• [Data lines]
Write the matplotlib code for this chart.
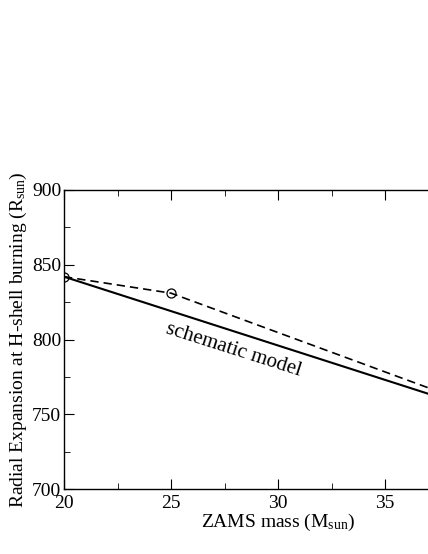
import matplotlib
matplotlib.use('Agg')
import matplotlib.pyplot as plt
from matplotlib.ticker import MultipleLocator

plt.rcParams['font.family'] = ['Liberation Serif', 'DejaVu Serif']
plt.rcParams['mathtext.fontset'] = 'custom'
plt.rcParams['mathtext.rm'] = 'Liberation Serif'
plt.rcParams['mathtext.it'] = 'Liberation Serif:italic'

# schematic model (solid) and computed models (dashed, circles)
schematic_mass = [20, 40]
schematic_radius = [842, 750]
model_mass = [20, 25, 40]
model_radius = [842, 831, 752]

fig = plt.figure(figsize=(4.28, 5.54), dpi=100)
# axes run past the right edge of the figure, as in the reference
ax = fig.add_axes([64/428, (554-489)/554, 428/428, 299/554])

ax.plot(schematic_mass, schematic_radius, color='black', linewidth=1.5)
ax.plot(model_mass, model_radius, color='black', linewidth=1.2, linestyle=(0, (5, 3)),
        marker='o', markersize=6.5, markerfacecolor='none', markeredgewidth=0.9)

ax.set_xlim(20, 40)
ax.set_ylim(700, 900)
ax.xaxis.set_major_locator(MultipleLocator(5))
ax.xaxis.set_minor_locator(MultipleLocator(2.5))
ax.yaxis.set_major_locator(MultipleLocator(50))
ax.yaxis.set_minor_locator(MultipleLocator(25))
ax.tick_params(which='both', direction='in', top=True, right=True, labelsize=14)
ax.tick_params(which='major', length=7)
ax.tick_params(axis='x', which='major', pad=4)
ax.tick_params(axis='y', which='major', pad=2)
ax.tick_params(which='minor', length=4)
for s in ax.spines.values():
    s.set_linewidth(1.0)

ax.set_xlabel(r'ZAMS mass (M$_{\mathrm{sun}}$)', fontsize=14, labelpad=0)
ax.set_ylabel(r'Radial Expansion at H-shell burning (R$_{\mathrm{sun}}$)', fontsize=14, labelpad=2)

ax.text(27.9, 793, 'schematic model', fontsize=15, rotation=-17.7,
        ha='center', va='center', rotation_mode='anchor')

fig.savefig('out.png', dpi=100)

• [Request] Repeat the listing above up to and including the line with "markersize=6.5, markerfacecolor='none', markeredgewidth=0.9)", starting from its first line. Drop any pictures.

• [Solution for this exercise]
Write the matplotlib code for this chart.
import matplotlib
matplotlib.use('Agg')
import matplotlib.pyplot as plt
from matplotlib.ticker import MultipleLocator

plt.rcParams['font.family'] = ['Liberation Serif', 'DejaVu Serif']
plt.rcParams['mathtext.fontset'] = 'custom'
plt.rcParams['mathtext.rm'] = 'Liberation Serif'
plt.rcParams['mathtext.it'] = 'Liberation Serif:italic'

# schematic model (solid) and computed models (dashed, circles)
schematic_mass = [20, 40]
schematic_radius = [842, 750]
model_mass = [20, 25, 40]
model_radius = [842, 831, 752]

fig = plt.figure(figsize=(4.28, 5.54), dpi=100)
# axes run past the right edge of the figure, as in the reference
ax = fig.add_axes([64/428, (554-489)/554, 428/428, 299/554])

ax.plot(schematic_mass, schematic_radius, color='black', linewidth=1.5)
ax.plot(model_mass, model_radius, color='black', linewidth=1.2, linestyle=(0, (5, 3)),
        marker='o', markersize=6.5, markerfacecolor='none', markeredgewidth=0.9)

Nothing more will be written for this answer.